The process of capturing these dramatic changes in agricultural practices and their impact on people’s lives unfolded naturally, Choudhury notes. She felt compelled to visually document these transformations, fearing that in a few years, the landscape could be irrevocably altered by the encroachment of cotton farming. She sees this as a slow form of violence, taking place plot by plot, farm by farm, drawing people into global cotton supply chains but under precarious conditions. “As Dr. Deb says in the film, cotton—any cotton—is not suitable for that landscape. Once communities lose their own seeds, it will be difficult to retrieve the ecological resources that have sustained them for so long,” she adds.
“Seed Stories,” interspersed with stunning visuals of cloud-shrouded hills, verdant rice fields, and a brilliant azure sky, captures both the landscape and the people who live there. The film juxtaposes close-ups of colorful seeds, scarlet bugs on damp cotton bolls, armies of ants, and other elements with expansive shots of a train traversing grazing cattle, smoldering forests, and cotton-studded fields, highlighting the rich biodiversity of the region and the creeping changes.
Most of the footage was shot between 2019 and 2022, with planning centered around specific agricultural seasons like sowing and harvesting, as well as during Choudhury and Aga’s volunteer visits to the farm. “It was a slow ethnographic process, and we wanted to build a rapport with the people we filmed over time,” she explains.
The project was primarily self-funded, with collaboration from Chhattisgarh-based filmmaker and human rights activist Ajay T.G., and small grants from the Wenner-Gren Foundation and the Centre for Climate Change and Sustainability (3CS) at Ashoka University.
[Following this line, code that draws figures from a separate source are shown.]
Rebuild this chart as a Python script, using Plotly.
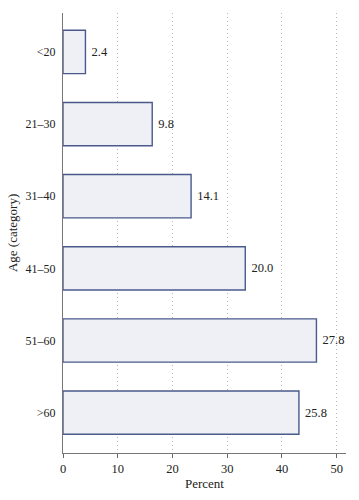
import plotly.graph_objects as go

categories = ["<20", "21–30", "31–40", "41–50", "51–60", ">60"]
bar_values = [4.1, 16.3, 23.4, 33.3, 46.3, 43.1]
label_values = ["2.4", "9.8", "14.1", "20.0", "27.8", "25.8"]
x_ticks = [0, 10, 20, 30, 40, 50]

font_family = "Liberation Serif, Times New Roman, serif"

fig = go.Figure()
fig.add_trace(go.Bar(
    y=categories,
    x=bar_values,
    orientation="h",
    text=label_values,
    texttemplate="\u00a0%{text}",
    textposition="outside",
    textfont=dict(family=font_family, size=12.5, color="#222"),
    marker=dict(color="#EEF0F5", line=dict(color="#4A5A8C", width=1.4)),
    cliponaxis=False,
    width=0.6,
))

fig.update_layout(
    width=359, height=500,
    margin=dict(l=63, r=13, t=13, b=47, autoexpand=False),
    plot_bgcolor="white", paper_bgcolor="white",
    showlegend=False,
    font=dict(family=font_family, size=12.5, color="#222"),
    xaxis=dict(
        range=[0, 51.7],
        tickvals=x_ticks,
        ticks="outside", ticklen=4, tickcolor="#666",
        showline=True, linecolor="#777", linewidth=1.2,
        showgrid=True, gridcolor="#B8B8B8", griddash="1px,3px", gridwidth=1,
        zeroline=False,
        automargin=False,
        title=dict(text="Percent", standoff=2, font=dict(size=13)),
        tickfont=dict(size=12.5),
    ),
    yaxis=dict(
        categoryorder="array", categoryarray=categories,
        range=[5.56, -0.54],
        showline=True, linecolor="#777", linewidth=1.2,
        ticks="", showgrid=False, zeroline=False,
        automargin=False,
        ticklabelstandoff=4,
        tickfont=dict(size=12),
    ),
    annotations=[dict(
        text="Age (category)", textangle=-90,
        xref="paper", yref="paper", x=-0.18, y=0.5,
        xanchor="center", yanchor="middle", showarrow=False,
        font=dict(family=font_family, size=13, color="#222"),
    )],
)

fig.write_html("out.html", config={"displayModeBar": False},
               post_script="document.body.style.margin='0';")
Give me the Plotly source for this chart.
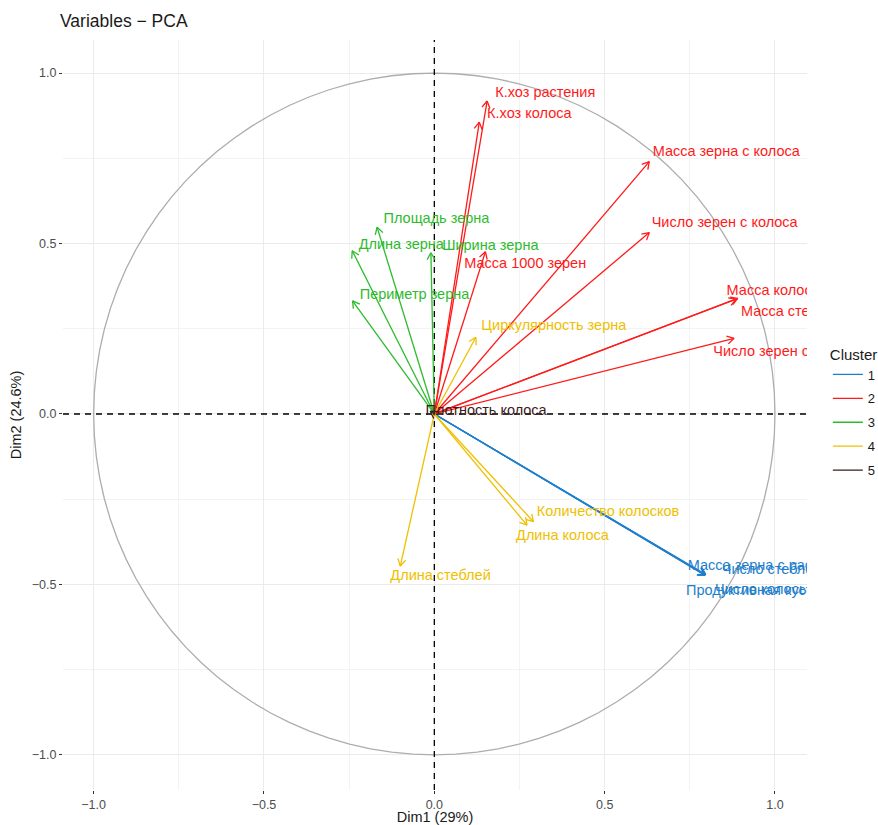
import numpy as np
import plotly.graph_objects as go

# PCA variable coordinates (Dim1, Dim2) and cluster membership
variables = [
    "К.хоз растения", "К.хоз колоса", "Масса зерна с колоса", "Число зерен с колоса",
    "Масса 1000 зерен", "Масса колоса", "Масса стебля", "Число зерен с растения",
    "Длина зерна", "Площадь зерна", "Ширина зерна", "Периметр зерна",
    "Циркулярность зерна", "Количество колосков", "Длина колоса", "Длина стеблей",
    "Плотность колоса",
    "Масса зерна с растения", "Число стеблей", "Продуктивная кустистость", "Число колосьев",
]
dim1 = [0.155, 0.132, 0.631, 0.631, 0.150, 0.891, 0.886, 0.880,
        -0.241, -0.168, -0.010, -0.240,
        0.122, 0.291, 0.272, -0.100,
        -0.012,
        0.795, 0.797, 0.794, 0.796]
dim2 = [0.918, 0.856, 0.740, 0.532, 0.476, 0.339, 0.337, 0.222,
        0.479, 0.548, 0.473, 0.332,
        0.225, -0.316, -0.326, -0.446,
        0.008,
        -0.472, -0.471, -0.473, -0.472]
cluster = [2, 2, 2, 2, 2, 2, 2, 2,
           3, 3, 3, 3,
           4, 4, 4, 4,
           5,
           1, 1, 1, 1]

# Label anchor points (left edge of text)
label_x = [0.179, 0.155, 0.641, 0.638, 0.088, 0.858, 0.900, 0.819,
           -0.222, -0.149, 0.023, -0.219,
           0.138, 0.301, 0.240, -0.129,
           -0.026,
           0.744, 0.844, 0.739, 0.824]
label_y = [0.940, 0.879, 0.768, 0.560, 0.438, 0.360, 0.298, 0.182,
           0.495, 0.570, 0.492, 0.348,
           0.257, -0.288, -0.359, -0.476,
           0.008,
           -0.447, -0.459, -0.520, -0.517]

cluster_colors = {1: "#1f7fcc", 2: "#ff1a1a", 3: "#2dbb2d", 4: "#efc000", 5: "#3b1c1c"}

X_RANGE = [-1.09, 1.094]
Y_RANGE = [-1.103, 1.097]
W, H = 878, 825
M = dict(l=63, r=71, t=40, b=35, autoexpand=False)
px_x = (W - M["l"] - M["r"]) / (X_RANGE[1] - X_RANGE[0])
px_y = (H - M["t"] - M["b"]) / (Y_RANGE[1] - Y_RANGE[0])

FONT = "Liberation Sans, Arial, sans-serif"
LABEL_SIZE = 14.5

fig = go.Figure()

# correlation circle
theta = np.linspace(0, 2 * np.pi, 101)
fig.add_trace(go.Scatter(x=np.cos(theta), y=np.sin(theta), mode="lines",
                         line=dict(color="#adadad", width=1.3),
                         hoverinfo="skip", showlegend=False))

# dashed zero lines
fig.add_trace(go.Scatter(x=[X_RANGE[0], X_RANGE[1], None, 0, 0],
                         y=[0, 0, None, Y_RANGE[0], Y_RANGE[1]], mode="lines",
                         line=dict(color="black", width=1.3, dash="6px,5px"),
                         hoverinfo="skip", showlegend=False))


def arrow_path(xs, ys, head_px=8.0, angle_deg=30.0):
    px, py = [], []
    a = np.radians(angle_deg)
    for x, y in zip(xs, ys):
        px += [0, x, None]
        py += [0, y, None]
        # direction in screen pixels
        dx, dy = x * px_x, y * px_y
        n = np.hypot(dx, dy)
        if n == 0:
            continue
        ux, uy = dx / n, dy / n
        for s in (a, -a):
            rx = ux * np.cos(s) - uy * np.sin(s)
            ry = ux * np.sin(s) + uy * np.cos(s)
            hx = x - head_px * rx / px_x
            hy = y - head_px * ry / px_y
            px += [hx, x, None]
            py += [hy, y, None]
    return px, py


for c in [1, 2, 3, 4, 5]:
    idx = [i for i, k in enumerate(cluster) if k == c]
    ax_, ay_ = arrow_path([dim1[i] for i in idx], [dim2[i] for i in idx])
    fig.add_trace(go.Scatter(x=ax_, y=ay_, mode="lines", name=str(c),
                             line=dict(color=cluster_colors[c], width=1.3),
                             hoverinfo="skip", legendgroup=str(c)))

for c in [1, 2, 3, 4, 5]:
    idx = [i for i, k in enumerate(cluster) if k == c]
    fig.add_trace(go.Scatter(x=[label_x[i] for i in idx], y=[label_y[i] for i in idx],
                             mode="text", text=[variables[i] for i in idx],
                             textposition="middle right",
                             textfont=dict(family=FONT, size=LABEL_SIZE, color=cluster_colors[c]),
                             cliponaxis=True, hoverinfo="skip", showlegend=False,
                             legendgroup=str(c)))

axis_common = dict(
    showline=False, zeroline=False,
    gridcolor="#ebebeb", gridwidth=1,
    ticks="outside", ticklen=3, tickcolor="#333333", tickwidth=1,
    tickfont=dict(family=FONT, size=12.5, color="#4d4d4d"),
    tickvals=[-1.0, -0.5, 0.0, 0.5, 1.0],
    ticktext=["\u22121.0", "\u22120.5", "0.0", "0.5", "1.0"],
    minor=dict(tickvals=[-0.75, -0.25, 0.25, 0.75], showgrid=True,
               gridcolor="#f3f3f3", gridwidth=1, ticks=""),
)

fig.update_layout(
    width=W, height=H,
    margin=M,
    paper_bgcolor="white", plot_bgcolor="white",
    font=dict(family=FONT, color="#1a1a1a"),
    title=dict(text="Variables \u2212 PCA", x=60 / W, xanchor="left", xref="container",
               y=1 - 21 / H, yanchor="middle", yref="container",
               font=dict(family=FONT, size=17.5, color="#1a1a1a")),
    xaxis=dict(range=X_RANGE, title=dict(text="Dim1 (29%)", standoff=3,
                                         font=dict(family=FONT, size=14.5, color="#1a1a1a")),
               **axis_common),
    yaxis=dict(range=Y_RANGE, title=dict(text="Dim2 (24.6%)", standoff=6,
                                         font=dict(family=FONT, size=14.5, color="#1a1a1a")),
               **axis_common),
    legend=dict(title=dict(text="Cluster", font=dict(family=FONT, size=15, color="#1a1a1a")),
                x=1.028, xanchor="left", y=0.600, yanchor="top",
                font=dict(family=FONT, size=13, color="#1a1a1a"),
                itemwidth=30, tracegroupgap=4, bgcolor="rgba(0,0,0,0)"),
    showlegend=True,
)

fig.write_html("out.html")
An early cut of the film premiered at the Kolkata People’s Film Festival in January (KPFF 2024), an independent cinema festival. It has since been showcased at the Chennai International Documentary & Short Film Festival, Festival delle Terre in Rome, and various other independent venues across the country. Additionally, the film is slated for this year’s All Things Living Environmental Film Festival (ALT EFF) in November.
Choudhury hopes to submit the film to several more international film festivals, depending on available resources and interest, before making it publicly available. “We plan to screen it to as many audiences as possible, including educational institutions, environmental groups, civil society organizations, and indigenous rights groups,” she states.